I regarded my father from across the table – his moist, soft eyes deep-set among the folds of skin dripping from his high forehead. I had watched his eyes retreat beneath these folds and his forehead stretch into a vast expanse of pale flesh since I was a child, and studying both now (mottled freckles chart the constellations of a distant galaxy, silver arthropods extrude from the furrows of his brow) I know he has seen my face grow from newborn-soft to the half-hewn stubble I wear these days; indeed, that is part of the problem.
“This is my work, Dad.” I hear my own voice as if at a distance, the emphasis on work and not the stronger possessive, yet still relieved to note that I’ve outgrown the adolescent stressing of the last syllable.
He makes a sort of grunting noise and rolls his lips away from his teeth several times rapidly, giving the appearance of chewing but I know it’s to work saliva in between his lips and his gums.
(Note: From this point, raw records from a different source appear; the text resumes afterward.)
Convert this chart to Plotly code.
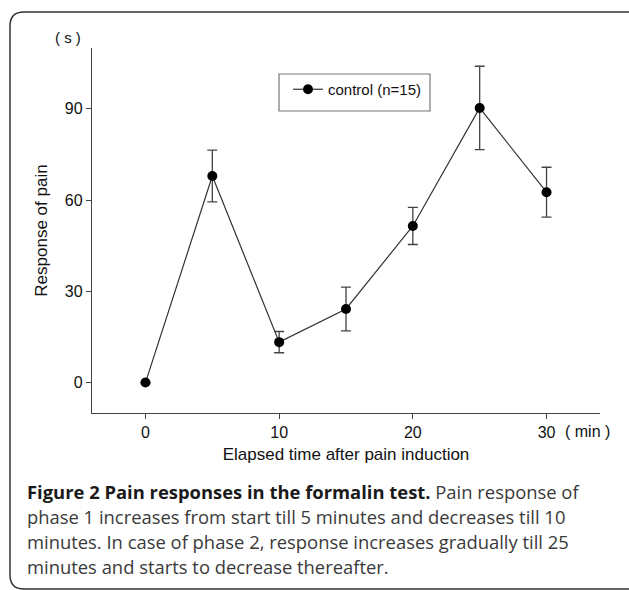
import plotly.graph_objects as go

time_min = [0, 5, 10, 15, 20, 25, 30]
response = [0, 67.9, 13.3, 24.2, 51.5, 90.3, 62.6]
err = [0, 8.5, 3.5, 7.2, 6.1, 13.7, 8.2]
x_ticks = [0, 10, 20, 30]
y_ticks = [0, 30, 60, 90]
series_name = "control (n=15)"

W, H = 629, 590
L, R, T, B = 92, 29, 48, 177
PW, PH = W - L - R, H - T - B

def px(xp):
    return (xp - L) / PW

def py(yp):
    return (H - B - yp) / PH

fig = go.Figure()
fig.add_trace(go.Scatter(
    x=time_min, y=response, name=series_name, mode="lines+markers",
    line=dict(color="#333333", width=1.2),
    marker=dict(color="#000000", size=10),
    error_y=dict(type="data", array=err, visible=True, color="#444444",
                 thickness=1.3, width=5),
    showlegend=True,
))

ARIAL = "Liberation Sans, Arial"
axis_font = dict(family=ARIAL, size=16, color="#111111")
fig.update_layout(
    width=W, height=H,
    margin=dict(l=L, r=R, t=T, b=B),
    paper_bgcolor="white", plot_bgcolor="white",
    xaxis=dict(range=[-4, 34], tickvals=x_ticks, showgrid=False, zeroline=False,
               showline=True, linecolor="#444444", linewidth=1.3,
               ticks="outside", ticklen=5, tickcolor="#444444",
               tickfont=axis_font,
               title=dict(text="Elapsed time after pain induction",
                          font=dict(family=ARIAL, size=17, color="#111111"),
                          standoff=7)),
    yaxis=dict(range=[-10, 110], tickvals=y_ticks, showgrid=False, zeroline=False,
               showline=True, linecolor="#444444", linewidth=1.3,
               ticks="outside", ticklen=5, tickcolor="#444444",
               tickfont=axis_font,
               title=dict(text="Response of pain",
                          font=dict(family=ARIAL, size=17, color="#111111"),
                          standoff=12)),
    legend=dict(x=px(288), y=py(73), xanchor="left", yanchor="top",
                bgcolor="rgba(0,0,0,0)", borderwidth=0,
                font=dict(family=ARIAL, size=15, color="#111111")),
)

# legend box
fig.add_shape(type="rect", xref="paper", yref="paper",
              x0=px(279), x1=px(430), y0=py(74), y1=py(111),
              line=dict(color="#777777", width=1.2), fillcolor="rgba(0,0,0,0)")

# rounded frame around figure + caption
r = 14
bx0, by0, bx1, by1 = 10, 12, 640, 589
pts = [
    ("M", [(bx1, by0)]),
    ("L", [(bx0 + r, by0)]),
    ("Q", [(bx0, by0), (bx0, by0 + r)]),
    ("L", [(bx0, by1 - r)]),
    ("Q", [(bx0, by1), (bx0 + r, by1)]),
    ("L", [(bx1, by1)]),
]
path = " ".join(c + " " + " ".join(f"{px(a):.5f},{py(b):.5f}" for a, b in p) for c, p in pts)
fig.add_shape(type="path", xref="paper", yref="paper", path=path,
              line=dict(color="#333333", width=1.5))

# unit labels
fig.add_annotation(xref="paper", yref="paper", x=px(68), y=py(37), text="( s )",
                   xanchor="center", yanchor="middle",
                   showarrow=False, font=dict(family=ARIAL, size=15, color="#111111"))
fig.add_annotation(xref="paper", yref="paper", x=px(587), y=py(431), text="( min )",
                   xanchor="center", yanchor="middle",
                   showarrow=False, font=dict(family=ARIAL, size=16, color="#111111"))

# caption
cap_font = dict(family="Open Sans", size=18.4, color="#3a3a3a")
lines = [
    "<b style='color:#1a1a1a'>Figure 2 Pain responses in the formalin test.</b> Pain response of",
    "phase 1 increases from start till 5 minutes and decreases till 10",
    "minutes. In case of phase 2, response increases gradually till 25",
    "minutes and starts to decrease thereafter.",
]
for i, t in enumerate(lines):
    fig.add_annotation(xref="paper", yref="paper", x=px(25), y=py(492 + i * 24.7),
                       xanchor="left", yanchor="middle", text=t, showarrow=False,
                       font=cap_font, align="left")

fig.write_html("out.html", config={"displayModeBar": False},
               post_script="document.body.style.margin='0';document.body.style.overflow='hidden';")
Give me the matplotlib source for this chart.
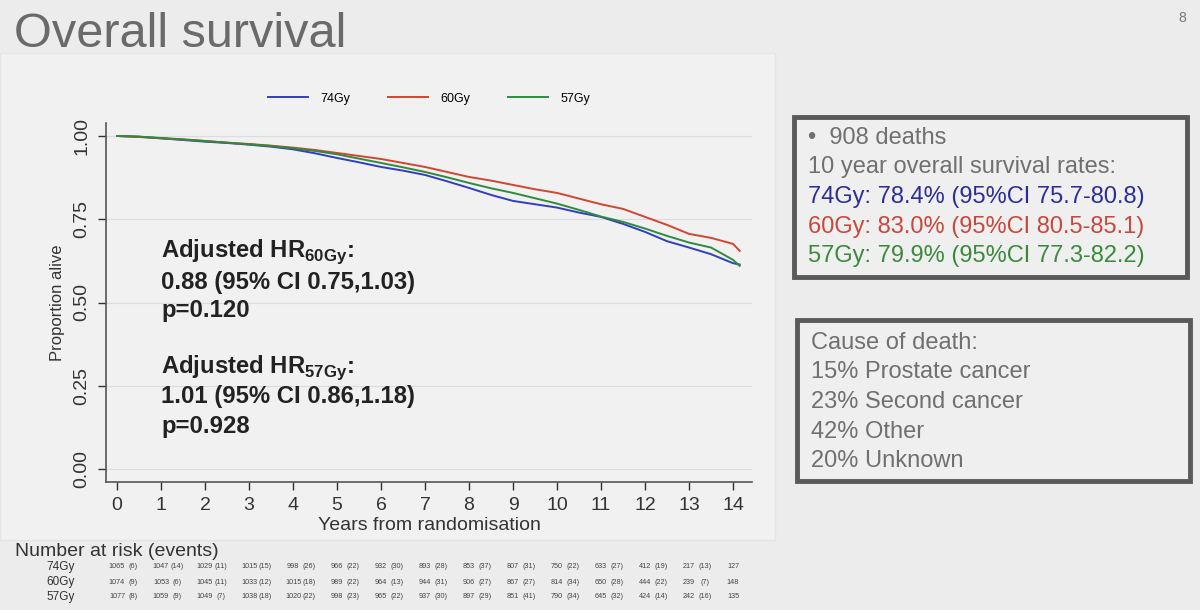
import numpy as np
import matplotlib
matplotlib.use("Agg")
import matplotlib.pyplot as plt
from matplotlib.patches import Rectangle

plt.rcParams['font.family'] = ['Liberation Sans', 'DejaVu Sans']
plt.rcParams['mathtext.fontset'] = 'custom'
plt.rcParams['mathtext.rm'] = 'Liberation Sans'
plt.rcParams['mathtext.bf'] = 'Liberation Sans:bold'

# survival estimates (every half year)
years = [0, 0.5, 1, 1.5, 2, 2.5, 3, 3.5, 4, 4.5, 5, 5.5, 6, 6.5, 7, 7.5, 8,
         8.5, 9, 9.5, 10, 10.5, 11, 11.5, 12, 12.5, 13, 13.5, 14, 14.15]
surv_74 = [1.000, 0.998, 0.993, 0.988, 0.983, 0.979, 0.974, 0.968, 0.960, 0.948,
           0.934, 0.921, 0.907, 0.896, 0.883, 0.864, 0.844, 0.823, 0.805, 0.795,
           0.785, 0.770, 0.757, 0.736, 0.712, 0.684, 0.665, 0.645, 0.618, 0.614]
surv_60 = [1.000, 0.997, 0.993, 0.989, 0.985, 0.980, 0.976, 0.971, 0.965, 0.958,
           0.949, 0.940, 0.931, 0.919, 0.907, 0.892, 0.877, 0.866, 0.853, 0.840,
           0.829, 0.812, 0.795, 0.781, 0.757, 0.733, 0.706, 0.694, 0.676, 0.655]
surv_57 = [1.000, 0.998, 0.994, 0.990, 0.985, 0.980, 0.975, 0.970, 0.963, 0.955,
           0.945, 0.932, 0.919, 0.906, 0.892, 0.876, 0.859, 0.843, 0.829, 0.813,
           0.797, 0.778, 0.758, 0.742, 0.722, 0.700, 0.680, 0.665, 0.628, 0.610]

arms = ['74Gy', '60Gy', '57Gy']
arm_colors = ['#2f3fbf', '#d2452f', '#2e8b3e']

# number at risk and events
risk_74 = [1065, 1047, 1029, 1015, 998, 966, 932, 893, 853, 807, 750, 633, 412, 217, 127]
ev_74 = [6, 14, 11, 15, 26, 22, 30, 28, 37, 31, 22, 27, 19, 13]
risk_60 = [1074, 1053, 1045, 1033, 1015, 989, 964, 944, 906, 867, 814, 650, 444, 239, 148]
ev_60 = [9, 6, 11, 12, 18, 22, 13, 31, 27, 27, 34, 28, 22, 7]
risk_57 = [1077, 1059, 1049, 1038, 1020, 998, 965, 937, 897, 851, 790, 645, 424, 242, 135]
ev_57 = [8, 9, 7, 18, 22, 23, 22, 30, 29, 41, 34, 32, 14, 16]

box1_lines = ['•  908 deaths', '10 year overall survival rates:',
              '74Gy: 78.4% (95%CI 75.7-80.8)',
              '60Gy: 83.0% (95%CI 80.5-85.1)',
              '57Gy: 79.9% (95%CI 77.3-82.2)']
box1_colors = ['#707070', '#707070', '#2b2f95', '#c8483c', '#3a8a3c']
box2_lines = ['Cause of death:', '15% Prostate cancer', '23% Second cancer',
              '42% Other', '20% Unknown']

W, H = 1200, 610
fig = plt.figure(figsize=(12, 6.1), dpi=100, facecolor='#ececec')

def fx(px):
    return px / W

def fy(py):
    return 1 - py / H

# light panel behind the graph
fig.patches.append(Rectangle((fx(0), fy(540)), fx(775), fy(53) - fy(540),
                             transform=fig.transFigure, facecolor='#f1f1f1',
                             edgecolor='#e4e4e4', lw=1, zorder=-5))

fig.text(fx(14), fy(47), 'Overall survival', fontsize=35, color='#6a6a6a')
fig.text(fx(1186), fy(22), '8', fontsize=10, color='#777777', ha='right')

ax = fig.add_axes([fx(106), fy(482), fx(752) - fx(106), fy(123) - fy(482)])
ax.set_zorder(2)
ax.set_facecolor('none')
for name, s, c in zip(arms, [surv_74, surv_60, surv_57], arm_colors):
    ax.plot(years, s, color=c, lw=1.4, label=name)

ax.set_xlim(-0.25, 14.43)
ax.set_ylim(-0.039, 1.039)
ax.set_xticks(range(15))
ax.set_yticks([0, 0.25, 0.5, 0.75, 1.0])
ax.set_yticklabels(['0.00', '0.25', '0.50', '0.75', '1.00'], rotation=90, va='center')
ax.tick_params(axis='both', labelsize=14, colors='#333333', length=6, width=1)
ax.tick_params(axis='x', pad=5)
ax.tick_params(axis='y', pad=5)
ax.grid(axis='y', color='#dcdcdc', lw=0.8)
ax.set_axisbelow(True)
for sp in ['top', 'right']:
    ax.spines[sp].set_visible(False)
for sp in ['left', 'bottom']:
    ax.spines[sp].set_color('#555555')
    ax.spines[sp].set_linewidth(1.2)
ax.set_xlabel('Years from randomisation', fontsize=14, color='#333333', labelpad=2)
ax.set_ylabel('Proportion alive', fontsize=12, color='#333333', labelpad=6)

leg = ax.legend(loc='lower center', bbox_to_anchor=(0.5, 1.02), ncol=3, frameon=False,
                fontsize=9, handlelength=3.2, columnspacing=3, handletextpad=1.0)

hr_text = [
    ('Adjusted HR$_{\\mathbf{60Gy}}$:', 252),
    ('0.88 (95% CI 0.75,1.03)', 282),
    ('p=0.120', 311),
    ('Adjusted HR$_{\\mathbf{57Gy}}$:', 368),
    ('1.01 (95% CI 0.86,1.18)', 397),
    ('p=0.928', 426),
]
for t, py in hr_text:
    fig.text(fx(161), fy(py), t, fontsize=17.2, fontweight='bold', color='#222222',
             va='center', zorder=3)

# risk table
fig.text(fx(15), fy(551), 'Number at risk (events)', fontsize=14, color='#333333',
         va='center')
row_y = [567, 582, 597]
for arm, risk, ev, py in zip(arms, [risk_74, risk_60, risk_57],
                             [ev_74, ev_60, ev_57], row_y):
    fig.text(fx(75), fy(py), arm, fontsize=8.5, color='#333333', ha='right', va='center')
    for i, n in enumerate(risk):
        px = ax.transData.transform((i, 0))[0]
        fig.text(px / W, fy(py), str(n), fontsize=5.2, color='#444444',
                 ha='center', va='center')
    for i, e in enumerate(ev):
        px = ax.transData.transform((i + 0.37, 0))[0]
        fig.text(px / W, fy(py), '(%d)' % e, fontsize=5.2, color='#444444',
                 ha='center', va='center')

# right boxes
def draw_box(x0, y0, x1, y1, lines, colors, ytop):
    fig.patches.append(Rectangle((fx(x0), fy(y1)), fx(x1 - x0), fy(y0) - fy(y1),
                                 transform=fig.transFigure, facecolor='#efefef',
                                 edgecolor='#5a5a5a', lw=3.5, zorder=1))
    for k, (t, c) in enumerate(zip(lines, colors)):
        fig.text(fx(x0 + 14), fy(ytop + 29.5 * k), t, fontsize=17, color=c,
                 va='center', zorder=2)

draw_box(794, 117, 1187, 277, box1_lines, box1_colors, 138)
draw_box(797, 320, 1190, 481, box2_lines, ['#707070'] * 5, 343)

fig.savefig('out.png', dpi=100, facecolor=fig.get_facecolor())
The dentures dry him out.
And now he looks over my shoulder, those sparkling eyes seeming to notice something in the distance yet not so focused as that. It’s a tiny gesture I’ve seen him make a thousand times, this off-centered glance which used to startle, then intimidate, and finally frustrate me (startle when I thought he’d really glimpsed someone or something approaching, intimidate when I would try, as a teenager, to argue with him, and frustrate when as a young man I decided it was a calculated dismissal of my presence).
Nowadays I understood that he was merely thinking of what to say. It was a stalling tactic, useful because of the contrast it offered to his frequent and deliberate eye contact. That it destabilized his conversational sparring partner was merely a happy accident. This train of thought led me to my grandfather, the boxer, who would have appreciated the analogy. He was spry and thin like me, and I imagined him dancing around an oafish lumberer like my father on the balls of his feet, bouncing his weight easily from one side to the other, always in motion, always seeking the easy jab.
Fights are never won in single blows, my father had explained to me. A good boxer waits for the right opportunity before he swings, else he risks tiring himself in the early rounds. In point of fact there is the slightest of distinctions between the right opportunity and the wrong one. When a boxer sees the right opportunity he must be instantly and totally committed to the swing; rare is the man who can so readily shift between patient observance and purposeful attack.
My father’s eyes found mine again. “Well…” he began, “I don’t have to like it.”